RTA Communications Director Susan Massel, who is paid $96,000, told Pyke in an email that the work goes “beyond the capacity of the RTA’s two-person communication department.”

Hmmm. Let’s forget for a moment that several of these outside firms are politically connected to the Madigan family. Let’s just focus on the statement above and what these firms actually did.

One of the firms rewrote and redesigned the RTA Fact Book, a 24-page book that gives details on what the RTA is, an overview of its financials, projects it is working on and the importance of transit. That firm, hired in March 2011, was paid $45,000 in a no-bid contract for five months that included the fact book rewrite.

A second firm was hired in November of 2011. Also a no-bid contract, also for $45,000, this time for three months. And what was among its duties? Editing and designing that same fact book.

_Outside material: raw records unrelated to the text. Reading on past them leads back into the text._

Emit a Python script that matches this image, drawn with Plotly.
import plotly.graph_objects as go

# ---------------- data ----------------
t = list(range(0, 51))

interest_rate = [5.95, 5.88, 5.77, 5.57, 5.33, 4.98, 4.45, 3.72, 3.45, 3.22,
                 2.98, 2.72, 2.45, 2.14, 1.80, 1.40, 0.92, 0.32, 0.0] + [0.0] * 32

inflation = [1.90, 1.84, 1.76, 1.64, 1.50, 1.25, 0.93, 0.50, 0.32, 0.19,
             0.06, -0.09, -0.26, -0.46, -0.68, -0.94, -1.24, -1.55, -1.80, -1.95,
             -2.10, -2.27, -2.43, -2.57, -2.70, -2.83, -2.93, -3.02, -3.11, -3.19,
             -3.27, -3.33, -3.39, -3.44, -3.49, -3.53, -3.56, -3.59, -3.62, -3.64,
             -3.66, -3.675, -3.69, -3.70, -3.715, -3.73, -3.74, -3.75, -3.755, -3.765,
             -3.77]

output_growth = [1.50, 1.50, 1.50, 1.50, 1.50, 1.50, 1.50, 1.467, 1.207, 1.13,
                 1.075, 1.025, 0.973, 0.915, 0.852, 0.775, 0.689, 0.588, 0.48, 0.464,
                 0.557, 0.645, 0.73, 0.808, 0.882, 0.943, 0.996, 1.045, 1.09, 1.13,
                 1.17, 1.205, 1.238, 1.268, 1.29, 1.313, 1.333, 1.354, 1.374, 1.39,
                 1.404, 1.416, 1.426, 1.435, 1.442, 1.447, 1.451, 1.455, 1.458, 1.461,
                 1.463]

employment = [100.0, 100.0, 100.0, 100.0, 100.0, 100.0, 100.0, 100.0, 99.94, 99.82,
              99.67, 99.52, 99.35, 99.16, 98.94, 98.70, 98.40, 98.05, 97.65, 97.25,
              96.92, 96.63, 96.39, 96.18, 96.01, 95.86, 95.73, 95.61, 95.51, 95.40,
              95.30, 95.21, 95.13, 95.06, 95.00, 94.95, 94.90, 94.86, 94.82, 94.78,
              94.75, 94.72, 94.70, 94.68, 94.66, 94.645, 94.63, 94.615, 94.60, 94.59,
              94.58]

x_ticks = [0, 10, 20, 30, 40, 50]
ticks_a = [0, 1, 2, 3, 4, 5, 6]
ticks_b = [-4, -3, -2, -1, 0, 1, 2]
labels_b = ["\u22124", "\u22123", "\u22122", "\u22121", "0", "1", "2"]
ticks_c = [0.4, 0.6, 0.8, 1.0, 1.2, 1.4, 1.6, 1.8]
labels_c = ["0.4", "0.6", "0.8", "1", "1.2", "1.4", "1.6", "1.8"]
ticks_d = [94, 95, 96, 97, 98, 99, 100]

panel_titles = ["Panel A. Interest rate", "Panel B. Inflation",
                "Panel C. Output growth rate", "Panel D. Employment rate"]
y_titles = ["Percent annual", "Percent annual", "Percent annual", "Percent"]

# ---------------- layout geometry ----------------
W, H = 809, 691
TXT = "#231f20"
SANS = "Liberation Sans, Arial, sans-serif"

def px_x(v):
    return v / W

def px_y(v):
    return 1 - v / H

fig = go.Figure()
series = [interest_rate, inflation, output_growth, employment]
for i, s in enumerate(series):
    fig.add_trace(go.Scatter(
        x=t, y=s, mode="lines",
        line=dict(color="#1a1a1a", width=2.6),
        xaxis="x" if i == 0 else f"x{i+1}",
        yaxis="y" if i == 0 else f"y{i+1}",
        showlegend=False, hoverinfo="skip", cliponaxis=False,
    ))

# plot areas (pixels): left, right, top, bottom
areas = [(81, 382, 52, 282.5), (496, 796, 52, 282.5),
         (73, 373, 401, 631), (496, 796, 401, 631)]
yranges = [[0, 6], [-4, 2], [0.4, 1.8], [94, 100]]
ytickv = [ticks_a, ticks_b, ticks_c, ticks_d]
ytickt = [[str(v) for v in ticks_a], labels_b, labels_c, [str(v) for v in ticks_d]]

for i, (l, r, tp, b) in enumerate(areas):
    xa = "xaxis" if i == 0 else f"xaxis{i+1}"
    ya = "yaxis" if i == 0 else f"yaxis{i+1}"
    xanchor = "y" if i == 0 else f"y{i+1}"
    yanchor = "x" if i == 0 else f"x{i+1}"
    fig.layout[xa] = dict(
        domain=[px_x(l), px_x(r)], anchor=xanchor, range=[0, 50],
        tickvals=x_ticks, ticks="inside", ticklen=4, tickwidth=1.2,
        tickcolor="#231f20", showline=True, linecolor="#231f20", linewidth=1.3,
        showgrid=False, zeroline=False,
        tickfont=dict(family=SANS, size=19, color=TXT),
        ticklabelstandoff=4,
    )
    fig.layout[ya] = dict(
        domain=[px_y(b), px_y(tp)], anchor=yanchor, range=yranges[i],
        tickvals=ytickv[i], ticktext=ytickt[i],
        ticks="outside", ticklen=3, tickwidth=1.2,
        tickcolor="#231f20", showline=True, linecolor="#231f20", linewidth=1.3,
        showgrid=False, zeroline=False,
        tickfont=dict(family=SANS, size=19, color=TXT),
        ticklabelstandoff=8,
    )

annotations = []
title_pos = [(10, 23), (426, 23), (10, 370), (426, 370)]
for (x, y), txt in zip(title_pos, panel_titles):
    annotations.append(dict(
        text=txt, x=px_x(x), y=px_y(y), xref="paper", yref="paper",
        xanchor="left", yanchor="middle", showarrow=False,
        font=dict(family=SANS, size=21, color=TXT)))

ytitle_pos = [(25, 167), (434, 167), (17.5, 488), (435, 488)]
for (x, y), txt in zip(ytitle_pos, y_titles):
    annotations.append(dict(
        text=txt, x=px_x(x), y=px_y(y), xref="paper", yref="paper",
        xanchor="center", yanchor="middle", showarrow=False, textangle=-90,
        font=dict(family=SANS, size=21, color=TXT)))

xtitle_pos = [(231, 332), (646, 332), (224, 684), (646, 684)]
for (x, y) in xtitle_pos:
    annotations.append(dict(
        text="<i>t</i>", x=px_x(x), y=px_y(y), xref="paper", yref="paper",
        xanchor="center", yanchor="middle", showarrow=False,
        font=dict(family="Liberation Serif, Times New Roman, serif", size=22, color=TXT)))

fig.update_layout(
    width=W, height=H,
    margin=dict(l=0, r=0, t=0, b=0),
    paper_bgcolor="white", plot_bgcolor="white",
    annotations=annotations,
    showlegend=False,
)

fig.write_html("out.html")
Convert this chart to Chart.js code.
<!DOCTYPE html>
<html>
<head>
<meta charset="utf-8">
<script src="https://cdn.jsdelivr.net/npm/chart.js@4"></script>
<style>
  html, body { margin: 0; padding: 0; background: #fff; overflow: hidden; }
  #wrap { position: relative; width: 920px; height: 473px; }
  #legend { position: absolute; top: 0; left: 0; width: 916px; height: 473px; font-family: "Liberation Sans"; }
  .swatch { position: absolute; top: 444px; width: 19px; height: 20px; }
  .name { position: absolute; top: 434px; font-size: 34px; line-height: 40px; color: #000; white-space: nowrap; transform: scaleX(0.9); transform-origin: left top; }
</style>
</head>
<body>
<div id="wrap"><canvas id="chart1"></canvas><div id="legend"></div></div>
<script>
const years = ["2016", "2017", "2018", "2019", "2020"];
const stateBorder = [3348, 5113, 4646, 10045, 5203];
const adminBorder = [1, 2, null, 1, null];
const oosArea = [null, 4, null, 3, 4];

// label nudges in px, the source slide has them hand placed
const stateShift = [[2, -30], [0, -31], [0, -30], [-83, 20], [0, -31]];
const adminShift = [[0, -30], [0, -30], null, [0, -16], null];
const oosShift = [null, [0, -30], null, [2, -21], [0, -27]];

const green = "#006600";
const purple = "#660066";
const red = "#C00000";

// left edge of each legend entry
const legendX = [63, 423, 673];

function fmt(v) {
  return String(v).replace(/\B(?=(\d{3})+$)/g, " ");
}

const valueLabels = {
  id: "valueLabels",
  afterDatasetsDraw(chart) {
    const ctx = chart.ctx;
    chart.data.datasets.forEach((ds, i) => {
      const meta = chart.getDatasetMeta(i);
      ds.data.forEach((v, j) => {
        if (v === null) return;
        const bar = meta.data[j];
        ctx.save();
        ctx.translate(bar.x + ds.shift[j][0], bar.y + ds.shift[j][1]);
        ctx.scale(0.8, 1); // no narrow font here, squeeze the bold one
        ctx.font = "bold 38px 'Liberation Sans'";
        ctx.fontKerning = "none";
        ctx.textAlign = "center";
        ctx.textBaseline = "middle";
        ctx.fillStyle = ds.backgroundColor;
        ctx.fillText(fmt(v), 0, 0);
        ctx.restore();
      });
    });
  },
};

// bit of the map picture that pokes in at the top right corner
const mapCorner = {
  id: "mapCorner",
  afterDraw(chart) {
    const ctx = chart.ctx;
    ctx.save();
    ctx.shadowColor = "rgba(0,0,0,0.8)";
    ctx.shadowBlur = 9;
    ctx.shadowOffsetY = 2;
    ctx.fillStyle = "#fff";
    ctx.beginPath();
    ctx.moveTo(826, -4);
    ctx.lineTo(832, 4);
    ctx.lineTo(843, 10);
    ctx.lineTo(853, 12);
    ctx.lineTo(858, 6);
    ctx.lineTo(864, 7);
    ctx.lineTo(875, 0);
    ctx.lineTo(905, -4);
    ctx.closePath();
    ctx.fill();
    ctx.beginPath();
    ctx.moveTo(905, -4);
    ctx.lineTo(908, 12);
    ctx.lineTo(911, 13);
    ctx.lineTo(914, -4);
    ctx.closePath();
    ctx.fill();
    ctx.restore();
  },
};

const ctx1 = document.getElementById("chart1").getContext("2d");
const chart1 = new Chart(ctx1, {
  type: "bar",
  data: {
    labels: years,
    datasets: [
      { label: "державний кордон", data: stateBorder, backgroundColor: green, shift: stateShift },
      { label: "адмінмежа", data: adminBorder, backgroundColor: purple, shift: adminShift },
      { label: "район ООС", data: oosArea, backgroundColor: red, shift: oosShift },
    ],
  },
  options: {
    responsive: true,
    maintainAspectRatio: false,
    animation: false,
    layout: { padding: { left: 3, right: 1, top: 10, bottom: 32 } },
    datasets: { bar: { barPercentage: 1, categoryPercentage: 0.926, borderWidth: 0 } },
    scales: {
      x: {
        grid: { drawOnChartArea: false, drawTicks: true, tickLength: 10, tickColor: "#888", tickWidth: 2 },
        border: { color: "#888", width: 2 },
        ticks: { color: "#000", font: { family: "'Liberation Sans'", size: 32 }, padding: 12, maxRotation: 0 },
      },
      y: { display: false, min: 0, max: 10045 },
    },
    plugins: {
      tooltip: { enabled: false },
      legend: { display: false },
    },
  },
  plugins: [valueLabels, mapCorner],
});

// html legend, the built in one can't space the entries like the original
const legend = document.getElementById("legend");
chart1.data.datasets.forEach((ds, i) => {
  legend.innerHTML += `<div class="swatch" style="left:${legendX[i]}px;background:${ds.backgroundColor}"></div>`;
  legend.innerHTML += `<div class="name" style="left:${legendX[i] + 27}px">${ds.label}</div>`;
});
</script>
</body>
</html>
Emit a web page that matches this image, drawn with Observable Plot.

Money was also spent on writing a speech for the RTA chairman and positioning him as the “lead individual voice” of transit in the region.

Even greater sums of money were spent with other PR firms to handle media calls and prepare talking points for the RTA on the Metra scandal and to organize a national campaign on the importance of transit that seems to duplicate work already done elsewhere.

Republicans and Democrats alike told Pyke the spending is “superfluous” and an “abuse of taxpayers’ money.”

We agree. Before it spends another dime on outside PR, the RTA needs to explain fully — perhaps to the task force looking into Metra issues that includes former U.S. Attorney Patrick Fitzgerald — what these firms got paid for, why contracts were awarded to politically connected firms and how they will reduce this kind of spending in the future.